Vlak voor de eeuwwisseling veranderde dit. De accordeon deed zijn intrede en er werden kleine orkestjes gevormd met caja, guacharaca en de flauta de carrizo. De muziek werd lange tijd beschouwd als primitieve plattelandsmuziek van veel te donkere mensen. Dit veranderde in de jaren veertig toen blanke welgestelde klassen in Bogota in deze muziek geïnteresseerd raakten. Geschikt gemaakt voor de big bands die toen in de mode waren, groeide het muziekgenre in de jaren vijftig uit tot de meest populaire dansmuziek van Colombia. De muziek werd ook buiten Colombia populair en in die jaren hadden alle grote dansorkesten in heel Zuid- Amerika deze muziek op het repertoire. Met het veranderen van de mode, krompen de orkesten weer ineen, de internationale smaak veranderde weliswaar maar de populariteit in Colombia is gebleven. In 1968 is in Valledupar het eerste Festival de la Leyenda Vallenata georganiseerd.
Het is uitgegroeid tot een evenement waarbij ruim 200 groepen in competitieverband in verschillende categorieën strijden om de eer van de titel "Rey Vallenato". Er zijn nog andere festivals, maar dit festival te winnen is het meest prestigieuze wat je in dit genre muziek kunt bereiken. Op onze vraag of het er nog allemaal eerlijk toegaat of dat het grote geld een duistere rol is gaan spelen, geeft hij resoluut aan dat dít festival boven elke verdachtmaking is verheven. Het festival is in handen van een onafhankelijke stichting en wordt door de overheid gesteund.

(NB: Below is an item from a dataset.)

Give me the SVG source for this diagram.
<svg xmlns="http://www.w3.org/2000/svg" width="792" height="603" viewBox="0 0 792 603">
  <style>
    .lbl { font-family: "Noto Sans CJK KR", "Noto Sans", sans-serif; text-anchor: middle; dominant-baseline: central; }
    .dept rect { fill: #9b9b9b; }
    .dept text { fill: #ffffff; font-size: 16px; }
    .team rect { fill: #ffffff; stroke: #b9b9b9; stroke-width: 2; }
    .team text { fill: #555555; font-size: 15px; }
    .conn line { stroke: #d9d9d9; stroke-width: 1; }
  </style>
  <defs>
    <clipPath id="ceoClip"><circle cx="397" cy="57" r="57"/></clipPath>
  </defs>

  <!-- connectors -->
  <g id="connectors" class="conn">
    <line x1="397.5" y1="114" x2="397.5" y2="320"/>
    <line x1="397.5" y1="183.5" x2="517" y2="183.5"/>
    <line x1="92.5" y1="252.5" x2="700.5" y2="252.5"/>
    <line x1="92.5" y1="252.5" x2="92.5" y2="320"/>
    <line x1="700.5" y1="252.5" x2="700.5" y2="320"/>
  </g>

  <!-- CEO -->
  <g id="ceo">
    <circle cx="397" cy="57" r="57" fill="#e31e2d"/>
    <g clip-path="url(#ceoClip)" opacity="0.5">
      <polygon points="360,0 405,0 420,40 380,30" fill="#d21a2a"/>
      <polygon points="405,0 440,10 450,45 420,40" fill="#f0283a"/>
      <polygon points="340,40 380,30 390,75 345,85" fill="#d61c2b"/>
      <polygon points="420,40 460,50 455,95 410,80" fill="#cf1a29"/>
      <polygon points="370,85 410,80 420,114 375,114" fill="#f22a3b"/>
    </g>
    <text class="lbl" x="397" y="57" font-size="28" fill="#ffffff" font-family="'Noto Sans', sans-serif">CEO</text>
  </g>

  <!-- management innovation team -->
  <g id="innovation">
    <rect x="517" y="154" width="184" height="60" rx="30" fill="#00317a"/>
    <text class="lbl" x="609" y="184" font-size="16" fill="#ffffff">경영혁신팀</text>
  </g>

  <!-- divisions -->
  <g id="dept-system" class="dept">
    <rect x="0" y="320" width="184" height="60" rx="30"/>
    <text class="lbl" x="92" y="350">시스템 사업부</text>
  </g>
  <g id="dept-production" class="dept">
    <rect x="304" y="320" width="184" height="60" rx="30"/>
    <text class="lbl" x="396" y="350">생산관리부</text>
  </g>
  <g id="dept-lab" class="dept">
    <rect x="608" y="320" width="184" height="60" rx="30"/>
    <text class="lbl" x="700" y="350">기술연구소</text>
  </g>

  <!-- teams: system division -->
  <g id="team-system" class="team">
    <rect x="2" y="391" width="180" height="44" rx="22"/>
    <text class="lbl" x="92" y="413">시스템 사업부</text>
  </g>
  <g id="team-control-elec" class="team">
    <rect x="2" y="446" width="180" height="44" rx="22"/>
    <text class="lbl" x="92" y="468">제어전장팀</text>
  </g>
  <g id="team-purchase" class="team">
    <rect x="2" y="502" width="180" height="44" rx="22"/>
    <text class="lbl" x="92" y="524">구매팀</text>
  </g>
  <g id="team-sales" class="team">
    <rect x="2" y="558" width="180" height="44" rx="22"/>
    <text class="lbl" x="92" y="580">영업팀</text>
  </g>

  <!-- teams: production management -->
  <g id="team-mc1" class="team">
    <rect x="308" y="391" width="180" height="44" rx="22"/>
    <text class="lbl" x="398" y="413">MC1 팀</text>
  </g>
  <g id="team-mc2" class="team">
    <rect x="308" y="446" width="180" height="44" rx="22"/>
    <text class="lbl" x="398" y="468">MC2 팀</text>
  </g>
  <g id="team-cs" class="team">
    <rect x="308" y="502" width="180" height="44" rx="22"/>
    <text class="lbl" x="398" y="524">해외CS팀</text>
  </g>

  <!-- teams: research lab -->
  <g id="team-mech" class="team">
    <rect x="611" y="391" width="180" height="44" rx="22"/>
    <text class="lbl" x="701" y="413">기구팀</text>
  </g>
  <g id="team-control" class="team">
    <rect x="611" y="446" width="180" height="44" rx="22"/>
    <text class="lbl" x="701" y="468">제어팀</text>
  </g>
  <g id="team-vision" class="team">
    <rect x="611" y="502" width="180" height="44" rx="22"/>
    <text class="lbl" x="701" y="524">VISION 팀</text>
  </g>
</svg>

Daarmee zijn zij onafhankelijk van platenmaatschappijen. In zijn ogen is het omgekeerde het geval. Het zijn de platenmaatschappijen die het festival nodig hebben om hun "stal" aan het publiek te tonen. Het is daarbij niet allemaal pais en vree want de zakelijke belangen zijn hoog. Deze situatie schijnt tot allerlei aanvaringen te hebben geleid en er is zelfs een festival gehouden waarvan de maatschappijen waren uitgesloten. Wat je van dit alles moge denken, Iván noemt zich een "hijo del festival", een kind van het festival.

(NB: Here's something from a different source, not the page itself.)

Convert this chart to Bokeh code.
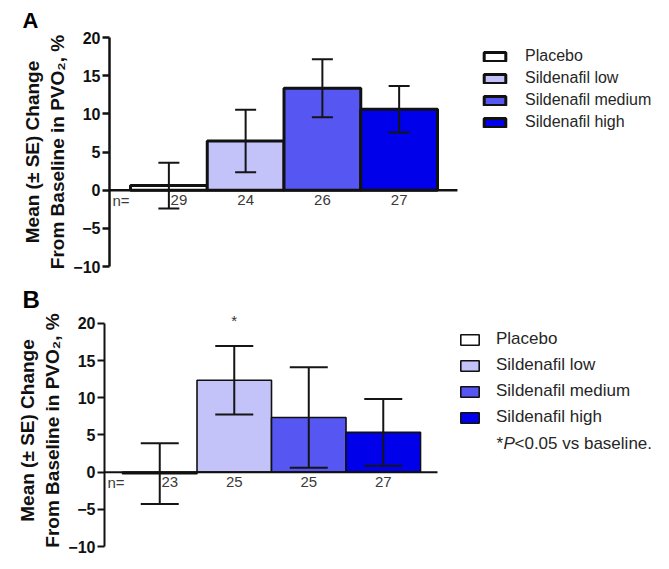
from bokeh.plotting import figure
from bokeh.models import (ColumnDataSource, Range1d, Whisker, TeeHead, Legend,
                          LegendItem, Label, FixedTicker, Title)
from bokeh.layouts import column, row
from bokeh.embed import file_html
from bokeh.resources import INLINE
from bokeh.core.properties import value

# ---------------- data ----------------
groups = ["Placebo", "Sildenafil low", "Sildenafil medium", "Sildenafil high"]
colors = ["#FFFFFF", "#C3C3FA", "#5656F2", "#0000EA"]
x_pos = [1, 2, 3, 4]
y_ticks = [-10, -5, 0, 5, 10, 15, 20]

a_mean = [0.6, 6.45, 13.35, 10.6]
a_se = [3.0, 4.1, 3.8, 3.05]
a_n = ["29", "24", "26", "27"]

b_mean = [-0.2, 12.35, 7.35, 5.35]
b_se = [4.1, 4.6, 6.75, 4.5]
b_n = ["23", "25", "25", "27"]

n_dx = [10, 0, 0, 0]
y_label = "Mean (\u00b1 SE) Change\nFrom Baseline in PVO\u2082, %"
FONT = "Liberation Sans"


def make_panel(letter, means, ses, ns, height, b_top, b_bottom, b_left,
               x_start, x_end, y_end, base_end, bar_lw, axis_lw, wl_w, cap,
               leg_loc, leg_font, gw, gh, lh, sp, lso,
               letter_off, letter_so, letter_size):
    p = figure(width=653, height=height, output_backend="svg",
               toolbar_location=None, x_axis_location=None,
               x_range=Range1d(x_start, x_end), y_range=Range1d(-10, y_end),
               min_border_top=b_top, min_border_bottom=b_bottom,
               min_border_left=b_left, min_border_right=0)
    p.grid.visible = False
    p.outline_line_color = None

    src = ColumnDataSource(dict(
        x=x_pos, top=means, color=colors, group=groups,
        upper=[m + s for m, s in zip(means, ses)],
        lower=[m - s for m, s in zip(means, ses)],
        n=ns, dx=n_dx, zero=[0] * 4))

    bars = p.vbar(x="x", top="top", bottom=0, width=1.0, source=src,
                  fill_color="color", line_color="#111111", line_width=bar_lw)

    p.segment(x0=[x_start], y0=[0], x1=[base_end], y1=[0],
              line_color="#111111", line_width=axis_lw)

    wh = Whisker(source=src, base="x", upper="upper", lower="lower",
                 line_color="#151515", line_width=wl_w, level="annotation",
                 upper_head=TeeHead(size=cap, line_width=wl_w, line_color="#151515"),
                 lower_head=TeeHead(size=cap, line_width=wl_w, line_color="#151515"))
    p.add_layout(wh)

    p.text(x="x", y="zero", text="n", source=src, x_offset="dx", y_offset=10,
           text_align="center", text_baseline="middle",
           text_font=value(FONT), text_font_size="15px", text_color="#3a3a3a")
    p.text(x=[x_start], y=[0], text=["n="], x_offset=3, y_offset=10,
           text_align="left", text_baseline="middle",
           text_font=value(FONT), text_font_size="15px", text_color="#3a3a3a")

    ax = p.yaxis[0]
    ax.ticker = FixedTicker(ticks=y_ticks)
    ax.bounds = (-10, 20)
    ax.axis_line_width = axis_lw
    ax.axis_line_color = "#111111"
    ax.major_tick_line_width = axis_lw
    ax.major_tick_line_color = "#111111"
    ax.major_tick_out = 7
    ax.major_tick_in = 0
    ax.minor_tick_out = 0
    ax.minor_tick_in = 0
    ax.major_label_standoff = 2
    ax.major_label_text_font = FONT
    ax.major_label_text_font_size = "16px"
    ax.major_label_text_font_style = "bold"
    ax.major_label_text_color = "#111111"
    ax.axis_label = y_label
    ax.axis_label_text_font = FONT
    ax.axis_label_text_font_size = "19px"
    ax.axis_label_text_font_style = "bold"
    ax.axis_label_text_color = "#111111"
    ax.axis_label_standoff = 2

    legend = Legend(items=[LegendItem(label=g, renderers=[bars], index=i)
                           for i, g in enumerate(groups)],
                    location=leg_loc, glyph_width=gw, glyph_height=gh,
                    label_height=lh, spacing=sp, label_standoff=lso,
                    padding=0, margin=0, border_line_color=None,
                    background_fill_alpha=0,
                    label_text_font=FONT, label_text_font_size=leg_font,
                    label_text_color="#262626")
    p.add_layout(legend)

    p.add_layout(Title(text=letter, align="left", offset=letter_off,
                       standoff=letter_so, text_font=FONT,
                       text_font_size=letter_size, text_font_style="bold",
                       text_color="#000000"), "above")
    return p


pA = make_panel("A", a_mean, a_se, a_n, 282, 37, 16, 109,
                0.2264, 7.314, 20, 4.76, 3, 2.5, 2, 21,
                (372, 135), "16px", 27, 11, 18, 4, 17, -87, 10, "22px")

pB = make_panel("B", b_mean, b_se, b_n, 279, 32, 15, 104,
                0.2584, 7.627, 21.2, 4.728, 1.6, 2, 2, 38,
                (354, 119), "17px", 23, 13, 20, 6, 15, -82, 3, "24px")

pB.add_layout(Label(x=2, y=20, y_offset=3, text="*", text_align="center",
                    text_baseline="middle", level="overlay",
                    text_font=FONT, text_font_size="15px", text_color="#333333"))
pB.add_layout(Label(x=392, y=103, x_units="screen", y_units="screen", text="*",
                    text_baseline="middle", text_font=FONT, text_font_size="17px",
                    text_color="#262626"))
pB.add_layout(Label(x=399, y=103, x_units="screen", y_units="screen", text="P",
                    text_baseline="middle", text_font=FONT, text_font_size="17px",
                    text_font_style="italic", text_color="#262626"))
pB.add_layout(Label(x=410, y=103, x_units="screen", y_units="screen",
                    text="<0.05 vs baseline.",
                    text_baseline="middle", text_font=FONT, text_font_size="17px",
                    text_color="#262626"))

layout = column(row(pA), row(pB))
open("out.html", "w").write(file_html(layout, INLINE))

Natuurlijk wil hij internationaal beroemd worden, maar niet ten koste van de ziel van de vallenatomuziek. Die ziel is het festival en waar faam en toekomst hem ook moge brengen, het festival zal zijn spiegel zijn en hij moet het publiek daar recht in de ogen kunnen blijven kijken.
Natuurlijk weet hij wat lekker klinkt en als je maar genoeg van dat soort elementen in je muziek verwerkt, zal je een breed publiek kunnen bereiken. Dat vindt hij echter te makkelijk. In dat verband komen wij te spreken over Carlos Vives. Hij blijkt hem van jongs af aan te kennen en hebben samen in Bogota gestudeerd. Het album "Clásicos de la Provincia" wat de internationale doorbraak werd voor Carlos Vives is in Ivans ogen een goed album. Daarna ontwikkelde Carlos evenwel een persoonlijke stijl waarbij hij omwille van het succes de essentie van de muziek heeft losgelaten. Dit is niet wat Iván met zijn muziek voor ogen staat. Wat hem dan wel voor ogen staat, kan hij echter niet duiden.
Hij zegt op zoek te zijn naar een klein deurtje dat hem toegang tot de internationale muziekscène moet geven op een manier dat hij de essentie van zijn muziek niet hoeft los te laten. Dat deurtje heeft hij tot op heden niet gevonden en hij is zich bewust dat het nog een hele zoektocht zal vergen.